▶ AVAILABLE DATA
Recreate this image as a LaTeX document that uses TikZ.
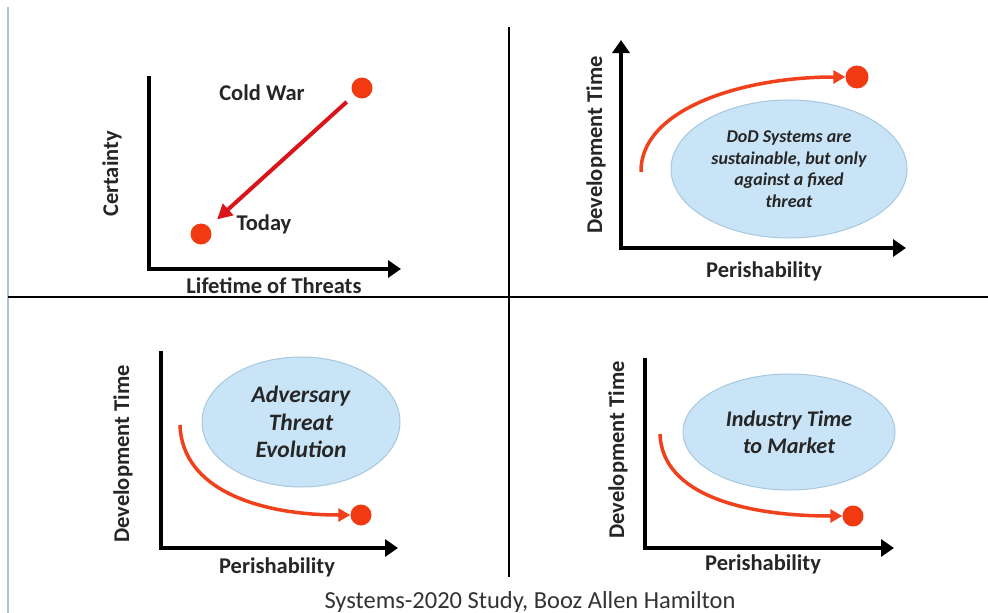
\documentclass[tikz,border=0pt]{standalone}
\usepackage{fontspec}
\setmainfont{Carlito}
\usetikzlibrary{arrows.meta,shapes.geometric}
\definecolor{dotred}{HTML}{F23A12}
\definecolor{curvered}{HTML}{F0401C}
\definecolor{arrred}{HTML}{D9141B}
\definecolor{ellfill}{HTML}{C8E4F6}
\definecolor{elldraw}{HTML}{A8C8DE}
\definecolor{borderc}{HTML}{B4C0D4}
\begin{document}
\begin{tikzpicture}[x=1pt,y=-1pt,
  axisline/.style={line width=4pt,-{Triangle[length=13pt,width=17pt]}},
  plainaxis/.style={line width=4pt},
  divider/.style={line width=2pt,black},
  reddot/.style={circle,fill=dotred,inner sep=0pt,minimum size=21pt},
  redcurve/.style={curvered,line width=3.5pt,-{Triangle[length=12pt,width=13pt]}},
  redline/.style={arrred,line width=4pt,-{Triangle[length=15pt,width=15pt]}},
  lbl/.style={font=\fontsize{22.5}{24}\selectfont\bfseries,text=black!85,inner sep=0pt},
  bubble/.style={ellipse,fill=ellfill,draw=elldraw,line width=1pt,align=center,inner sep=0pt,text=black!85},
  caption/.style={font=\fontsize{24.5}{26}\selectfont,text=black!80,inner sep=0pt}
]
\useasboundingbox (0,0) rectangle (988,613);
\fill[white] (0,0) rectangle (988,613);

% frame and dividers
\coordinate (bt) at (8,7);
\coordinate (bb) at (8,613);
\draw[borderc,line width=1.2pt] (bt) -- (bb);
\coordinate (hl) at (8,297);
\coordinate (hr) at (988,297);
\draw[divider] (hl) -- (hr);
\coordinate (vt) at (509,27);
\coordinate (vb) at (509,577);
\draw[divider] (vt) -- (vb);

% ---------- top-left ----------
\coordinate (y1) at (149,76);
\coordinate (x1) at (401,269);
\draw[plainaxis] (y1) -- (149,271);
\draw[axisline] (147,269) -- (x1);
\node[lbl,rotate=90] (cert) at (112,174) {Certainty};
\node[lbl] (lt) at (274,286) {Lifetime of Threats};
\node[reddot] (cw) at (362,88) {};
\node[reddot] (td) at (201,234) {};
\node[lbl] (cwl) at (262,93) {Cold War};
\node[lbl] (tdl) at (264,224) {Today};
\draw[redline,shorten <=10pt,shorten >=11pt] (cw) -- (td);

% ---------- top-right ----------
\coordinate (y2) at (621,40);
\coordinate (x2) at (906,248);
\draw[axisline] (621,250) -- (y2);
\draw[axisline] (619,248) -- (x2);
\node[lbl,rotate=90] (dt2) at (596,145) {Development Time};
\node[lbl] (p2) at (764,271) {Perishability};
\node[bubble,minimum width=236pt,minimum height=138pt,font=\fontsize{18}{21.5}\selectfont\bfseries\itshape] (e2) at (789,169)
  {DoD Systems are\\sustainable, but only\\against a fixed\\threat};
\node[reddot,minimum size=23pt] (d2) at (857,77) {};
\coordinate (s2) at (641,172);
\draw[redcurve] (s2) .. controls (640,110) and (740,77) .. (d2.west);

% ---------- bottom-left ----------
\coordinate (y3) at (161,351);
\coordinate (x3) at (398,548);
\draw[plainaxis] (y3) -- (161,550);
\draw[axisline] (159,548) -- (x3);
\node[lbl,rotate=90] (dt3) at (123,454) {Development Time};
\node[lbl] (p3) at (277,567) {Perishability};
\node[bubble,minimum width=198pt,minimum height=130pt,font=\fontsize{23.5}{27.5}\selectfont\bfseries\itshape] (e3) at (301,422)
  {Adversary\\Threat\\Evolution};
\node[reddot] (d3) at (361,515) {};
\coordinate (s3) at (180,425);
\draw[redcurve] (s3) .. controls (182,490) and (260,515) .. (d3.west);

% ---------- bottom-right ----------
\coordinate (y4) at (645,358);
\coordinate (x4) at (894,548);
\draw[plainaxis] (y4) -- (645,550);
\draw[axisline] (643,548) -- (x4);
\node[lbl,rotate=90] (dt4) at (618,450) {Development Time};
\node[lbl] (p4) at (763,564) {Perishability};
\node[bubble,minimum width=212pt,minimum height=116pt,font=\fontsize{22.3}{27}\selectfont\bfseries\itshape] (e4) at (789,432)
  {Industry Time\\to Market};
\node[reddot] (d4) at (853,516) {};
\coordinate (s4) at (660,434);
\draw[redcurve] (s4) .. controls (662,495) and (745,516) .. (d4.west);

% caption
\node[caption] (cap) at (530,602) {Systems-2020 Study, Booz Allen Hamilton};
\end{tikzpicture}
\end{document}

==

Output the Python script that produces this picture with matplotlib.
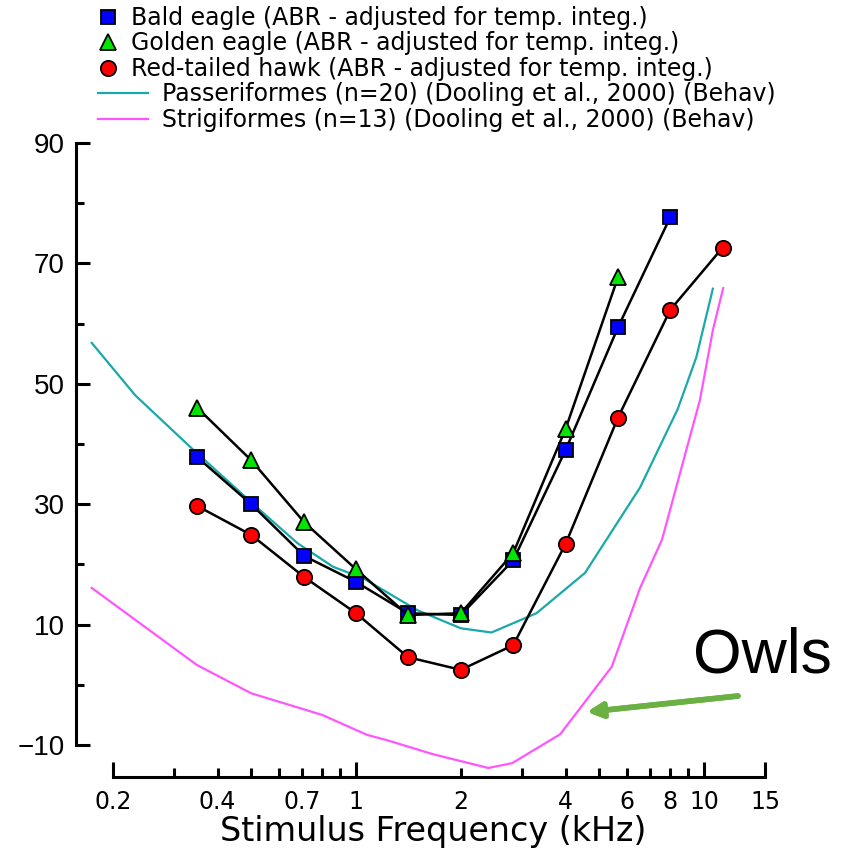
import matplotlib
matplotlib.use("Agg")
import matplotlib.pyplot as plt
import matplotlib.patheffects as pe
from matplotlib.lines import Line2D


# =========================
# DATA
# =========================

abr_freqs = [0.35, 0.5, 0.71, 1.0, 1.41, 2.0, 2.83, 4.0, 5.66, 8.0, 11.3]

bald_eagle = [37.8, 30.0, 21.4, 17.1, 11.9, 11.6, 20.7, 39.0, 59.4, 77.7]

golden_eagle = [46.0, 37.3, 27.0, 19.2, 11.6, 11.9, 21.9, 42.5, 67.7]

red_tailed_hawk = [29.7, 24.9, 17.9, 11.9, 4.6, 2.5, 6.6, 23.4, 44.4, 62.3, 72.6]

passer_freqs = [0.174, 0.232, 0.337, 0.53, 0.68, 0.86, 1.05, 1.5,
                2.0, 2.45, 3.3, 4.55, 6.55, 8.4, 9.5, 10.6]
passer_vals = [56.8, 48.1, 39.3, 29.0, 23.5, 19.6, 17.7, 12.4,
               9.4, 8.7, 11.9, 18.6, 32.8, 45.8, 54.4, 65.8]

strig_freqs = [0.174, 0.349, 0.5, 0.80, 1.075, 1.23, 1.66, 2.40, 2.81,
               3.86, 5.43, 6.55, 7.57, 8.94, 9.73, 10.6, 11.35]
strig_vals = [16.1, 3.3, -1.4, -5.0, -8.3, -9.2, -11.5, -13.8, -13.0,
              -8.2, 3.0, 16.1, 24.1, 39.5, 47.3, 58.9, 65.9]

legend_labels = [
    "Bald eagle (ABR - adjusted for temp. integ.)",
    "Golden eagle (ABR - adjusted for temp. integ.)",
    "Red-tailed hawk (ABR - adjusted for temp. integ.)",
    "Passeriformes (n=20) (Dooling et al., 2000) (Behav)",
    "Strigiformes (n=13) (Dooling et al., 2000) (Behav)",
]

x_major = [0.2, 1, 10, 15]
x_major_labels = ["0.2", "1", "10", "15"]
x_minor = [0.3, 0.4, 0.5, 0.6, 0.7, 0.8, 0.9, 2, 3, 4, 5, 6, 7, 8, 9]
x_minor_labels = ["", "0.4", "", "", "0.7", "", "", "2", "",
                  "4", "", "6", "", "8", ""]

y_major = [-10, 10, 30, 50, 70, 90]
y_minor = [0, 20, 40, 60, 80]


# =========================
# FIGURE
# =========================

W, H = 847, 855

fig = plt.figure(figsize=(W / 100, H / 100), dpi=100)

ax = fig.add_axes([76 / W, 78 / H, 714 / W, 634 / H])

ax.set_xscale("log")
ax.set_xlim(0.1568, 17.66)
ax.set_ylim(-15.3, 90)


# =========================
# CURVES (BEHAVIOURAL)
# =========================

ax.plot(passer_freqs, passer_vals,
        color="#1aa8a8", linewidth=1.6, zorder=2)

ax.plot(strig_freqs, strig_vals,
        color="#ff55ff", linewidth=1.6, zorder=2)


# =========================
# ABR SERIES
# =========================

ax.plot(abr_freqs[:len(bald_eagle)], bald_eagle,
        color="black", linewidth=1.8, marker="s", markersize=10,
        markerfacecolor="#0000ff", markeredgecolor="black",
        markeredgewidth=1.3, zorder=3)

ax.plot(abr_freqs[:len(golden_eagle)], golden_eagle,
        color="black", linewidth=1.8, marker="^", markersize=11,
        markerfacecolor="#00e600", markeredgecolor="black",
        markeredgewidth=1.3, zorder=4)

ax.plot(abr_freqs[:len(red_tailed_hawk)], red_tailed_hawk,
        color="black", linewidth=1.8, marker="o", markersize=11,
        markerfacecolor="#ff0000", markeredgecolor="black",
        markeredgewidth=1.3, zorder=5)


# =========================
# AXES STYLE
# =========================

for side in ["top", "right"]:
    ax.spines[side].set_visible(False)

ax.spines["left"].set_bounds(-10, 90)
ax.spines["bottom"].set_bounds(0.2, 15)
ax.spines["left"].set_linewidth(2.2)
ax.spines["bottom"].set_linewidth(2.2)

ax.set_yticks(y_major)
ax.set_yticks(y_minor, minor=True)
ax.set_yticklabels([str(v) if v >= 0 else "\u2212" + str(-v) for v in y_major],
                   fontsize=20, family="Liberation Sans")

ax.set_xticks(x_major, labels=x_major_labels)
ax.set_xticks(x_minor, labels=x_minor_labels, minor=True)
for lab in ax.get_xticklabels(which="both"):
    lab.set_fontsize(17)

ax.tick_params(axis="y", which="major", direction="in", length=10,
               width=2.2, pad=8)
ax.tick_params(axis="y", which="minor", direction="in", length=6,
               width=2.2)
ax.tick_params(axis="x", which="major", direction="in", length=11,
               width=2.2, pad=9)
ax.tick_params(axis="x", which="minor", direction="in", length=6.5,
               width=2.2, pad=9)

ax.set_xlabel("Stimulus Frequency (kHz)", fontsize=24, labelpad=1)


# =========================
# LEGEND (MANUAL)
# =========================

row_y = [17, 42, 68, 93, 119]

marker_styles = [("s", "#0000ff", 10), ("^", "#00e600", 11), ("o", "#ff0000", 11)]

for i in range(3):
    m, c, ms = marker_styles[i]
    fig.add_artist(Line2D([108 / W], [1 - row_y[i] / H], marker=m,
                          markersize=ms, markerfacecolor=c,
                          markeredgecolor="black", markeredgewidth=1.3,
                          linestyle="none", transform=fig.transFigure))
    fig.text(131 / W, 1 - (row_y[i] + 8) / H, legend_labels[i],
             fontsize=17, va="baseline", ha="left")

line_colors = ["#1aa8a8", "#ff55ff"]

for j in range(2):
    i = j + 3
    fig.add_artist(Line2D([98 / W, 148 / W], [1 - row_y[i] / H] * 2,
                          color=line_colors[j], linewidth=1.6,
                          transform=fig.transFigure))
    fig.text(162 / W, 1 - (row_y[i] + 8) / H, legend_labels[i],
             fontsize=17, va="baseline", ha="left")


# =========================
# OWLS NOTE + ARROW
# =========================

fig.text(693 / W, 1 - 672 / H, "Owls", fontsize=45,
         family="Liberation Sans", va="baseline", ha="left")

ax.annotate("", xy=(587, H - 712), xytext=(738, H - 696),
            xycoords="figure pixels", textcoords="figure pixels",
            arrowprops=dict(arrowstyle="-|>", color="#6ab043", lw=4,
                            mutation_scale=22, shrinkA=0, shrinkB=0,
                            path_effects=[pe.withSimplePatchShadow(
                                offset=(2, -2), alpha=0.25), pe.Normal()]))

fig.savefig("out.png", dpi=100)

==

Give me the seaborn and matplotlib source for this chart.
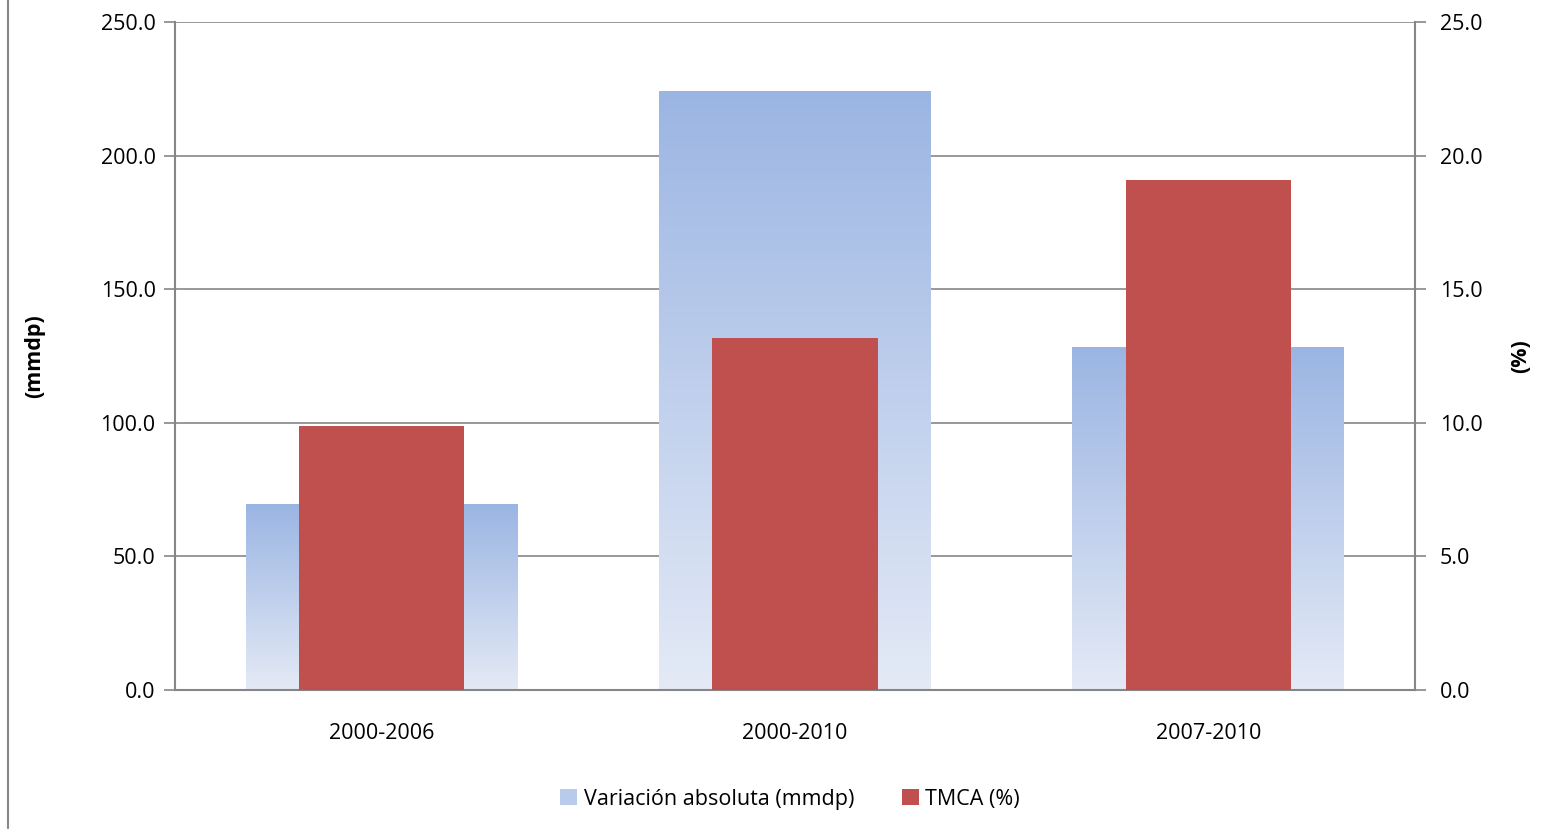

▶ GOAL OF THE EXERCISE
Write out word for word the lines above that run from the one with "Recreate this image" to the one with "<=10pt,shorten >=11pt] (cw) -- (td);". Include both end lines; exclude the images.

▶ SOLUTION FOR THIS PROBLEM
Recreate this image as a LaTeX document that uses TikZ.
\documentclass[tikz,border=0pt]{standalone}
\usepackage{fontspec}
\setmainfont{Carlito}
\usetikzlibrary{arrows.meta,shapes.geometric}
\definecolor{dotred}{HTML}{F23A12}
\definecolor{curvered}{HTML}{F0401C}
\definecolor{arrred}{HTML}{D9141B}
\definecolor{ellfill}{HTML}{C8E4F6}
\definecolor{elldraw}{HTML}{A8C8DE}
\definecolor{borderc}{HTML}{B4C0D4}
\begin{document}
\begin{tikzpicture}[x=1pt,y=-1pt,
  axisline/.style={line width=4pt,-{Triangle[length=13pt,width=17pt]}},
  plainaxis/.style={line width=4pt},
  divider/.style={line width=2pt,black},
  reddot/.style={circle,fill=dotred,inner sep=0pt,minimum size=21pt},
  redcurve/.style={curvered,line width=3.5pt,-{Triangle[length=12pt,width=13pt]}},
  redline/.style={arrred,line width=4pt,-{Triangle[length=15pt,width=15pt]}},
  lbl/.style={font=\fontsize{22.5}{24}\selectfont\bfseries,text=black!85,inner sep=0pt},
  bubble/.style={ellipse,fill=ellfill,draw=elldraw,line width=1pt,align=center,inner sep=0pt,text=black!85},
  caption/.style={font=\fontsize{24.5}{26}\selectfont,text=black!80,inner sep=0pt}
]
\useasboundingbox (0,0) rectangle (988,613);
\fill[white] (0,0) rectangle (988,613);

% frame and dividers
\coordinate (bt) at (8,7);
\coordinate (bb) at (8,613);
\draw[borderc,line width=1.2pt] (bt) -- (bb);
\coordinate (hl) at (8,297);
\coordinate (hr) at (988,297);
\draw[divider] (hl) -- (hr);
\coordinate (vt) at (509,27);
\coordinate (vb) at (509,577);
\draw[divider] (vt) -- (vb);

% ---------- top-left ----------
\coordinate (y1) at (149,76);
\coordinate (x1) at (401,269);
\draw[plainaxis] (y1) -- (149,271);
\draw[axisline] (147,269) -- (x1);
\node[lbl,rotate=90] (cert) at (112,174) {Certainty};
\node[lbl] (lt) at (274,286) {Lifetime of Threats};
\node[reddot] (cw) at (362,88) {};
\node[reddot] (td) at (201,234) {};
\node[lbl] (cwl) at (262,93) {Cold War};
\node[lbl] (tdl) at (264,224) {Today};
\draw[redline,shorten <=10pt,shorten >=11pt] (cw) -- (td);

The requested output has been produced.